*** RECORDED INFORMATION ***

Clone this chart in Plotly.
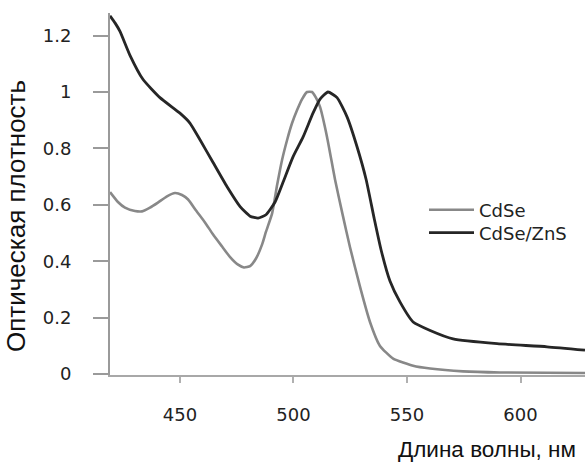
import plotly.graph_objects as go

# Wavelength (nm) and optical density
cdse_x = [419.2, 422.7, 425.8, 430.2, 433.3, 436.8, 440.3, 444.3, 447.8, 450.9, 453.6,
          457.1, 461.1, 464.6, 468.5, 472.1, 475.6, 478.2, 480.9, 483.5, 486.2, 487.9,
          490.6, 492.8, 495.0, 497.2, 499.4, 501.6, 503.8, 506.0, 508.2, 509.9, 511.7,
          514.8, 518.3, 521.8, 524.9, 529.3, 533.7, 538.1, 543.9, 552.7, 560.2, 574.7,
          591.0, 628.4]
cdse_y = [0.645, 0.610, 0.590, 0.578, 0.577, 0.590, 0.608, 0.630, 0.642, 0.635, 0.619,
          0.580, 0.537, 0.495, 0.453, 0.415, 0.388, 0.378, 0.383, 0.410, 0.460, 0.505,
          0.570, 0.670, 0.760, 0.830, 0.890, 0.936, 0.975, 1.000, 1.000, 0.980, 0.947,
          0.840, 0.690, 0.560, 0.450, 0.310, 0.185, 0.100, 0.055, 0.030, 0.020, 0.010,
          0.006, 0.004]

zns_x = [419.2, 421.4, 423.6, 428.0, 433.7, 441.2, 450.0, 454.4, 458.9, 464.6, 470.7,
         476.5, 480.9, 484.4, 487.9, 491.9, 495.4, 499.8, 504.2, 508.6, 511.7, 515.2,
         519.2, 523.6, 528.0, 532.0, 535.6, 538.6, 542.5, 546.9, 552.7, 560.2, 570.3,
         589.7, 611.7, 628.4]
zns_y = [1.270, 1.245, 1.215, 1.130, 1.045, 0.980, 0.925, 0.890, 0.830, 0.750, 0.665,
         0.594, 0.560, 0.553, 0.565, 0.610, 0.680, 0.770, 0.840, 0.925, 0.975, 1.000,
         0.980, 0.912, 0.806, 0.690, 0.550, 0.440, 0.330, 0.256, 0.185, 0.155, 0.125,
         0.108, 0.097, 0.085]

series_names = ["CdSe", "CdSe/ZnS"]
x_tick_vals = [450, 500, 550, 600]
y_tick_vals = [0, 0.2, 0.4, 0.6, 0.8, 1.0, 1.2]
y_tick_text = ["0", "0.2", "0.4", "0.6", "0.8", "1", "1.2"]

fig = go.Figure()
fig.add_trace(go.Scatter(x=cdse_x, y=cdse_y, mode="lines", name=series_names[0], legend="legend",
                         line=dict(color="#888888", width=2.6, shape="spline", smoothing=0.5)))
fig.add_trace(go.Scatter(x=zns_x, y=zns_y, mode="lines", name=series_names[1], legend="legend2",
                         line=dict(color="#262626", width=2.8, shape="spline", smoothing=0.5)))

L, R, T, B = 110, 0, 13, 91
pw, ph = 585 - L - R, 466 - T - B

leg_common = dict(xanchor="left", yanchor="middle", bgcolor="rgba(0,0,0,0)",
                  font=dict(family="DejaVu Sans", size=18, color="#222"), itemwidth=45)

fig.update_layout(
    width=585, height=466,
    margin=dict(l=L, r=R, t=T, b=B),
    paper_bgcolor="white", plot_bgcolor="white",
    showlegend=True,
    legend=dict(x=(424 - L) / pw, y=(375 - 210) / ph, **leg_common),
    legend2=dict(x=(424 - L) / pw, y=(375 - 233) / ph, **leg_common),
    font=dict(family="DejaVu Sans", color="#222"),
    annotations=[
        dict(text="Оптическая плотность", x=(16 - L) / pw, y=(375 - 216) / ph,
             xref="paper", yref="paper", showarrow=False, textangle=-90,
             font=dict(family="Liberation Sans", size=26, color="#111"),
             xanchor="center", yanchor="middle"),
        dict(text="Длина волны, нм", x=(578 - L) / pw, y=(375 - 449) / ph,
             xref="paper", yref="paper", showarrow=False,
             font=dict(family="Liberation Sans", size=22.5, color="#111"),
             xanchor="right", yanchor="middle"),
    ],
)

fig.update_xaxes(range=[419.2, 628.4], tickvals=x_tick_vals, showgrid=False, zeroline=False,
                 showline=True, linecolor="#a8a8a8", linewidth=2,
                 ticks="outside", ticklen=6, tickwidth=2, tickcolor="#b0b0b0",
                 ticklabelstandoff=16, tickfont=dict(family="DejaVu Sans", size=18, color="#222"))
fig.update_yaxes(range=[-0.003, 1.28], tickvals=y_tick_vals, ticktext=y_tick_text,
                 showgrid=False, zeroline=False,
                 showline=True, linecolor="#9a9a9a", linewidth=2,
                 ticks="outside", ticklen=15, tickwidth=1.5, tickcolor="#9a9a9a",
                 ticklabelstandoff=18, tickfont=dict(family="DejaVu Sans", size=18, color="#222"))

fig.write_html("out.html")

***

=== DO THIS ===
Write out each line of the listing above, exactly, from its first line to the line holding "import plotly.graph_objects as go", inclusive. Skip the pictures.

=== OUTPUT FOR THIS TASK ===
Clone this chart in Plotly.
import plotly.graph_objects as go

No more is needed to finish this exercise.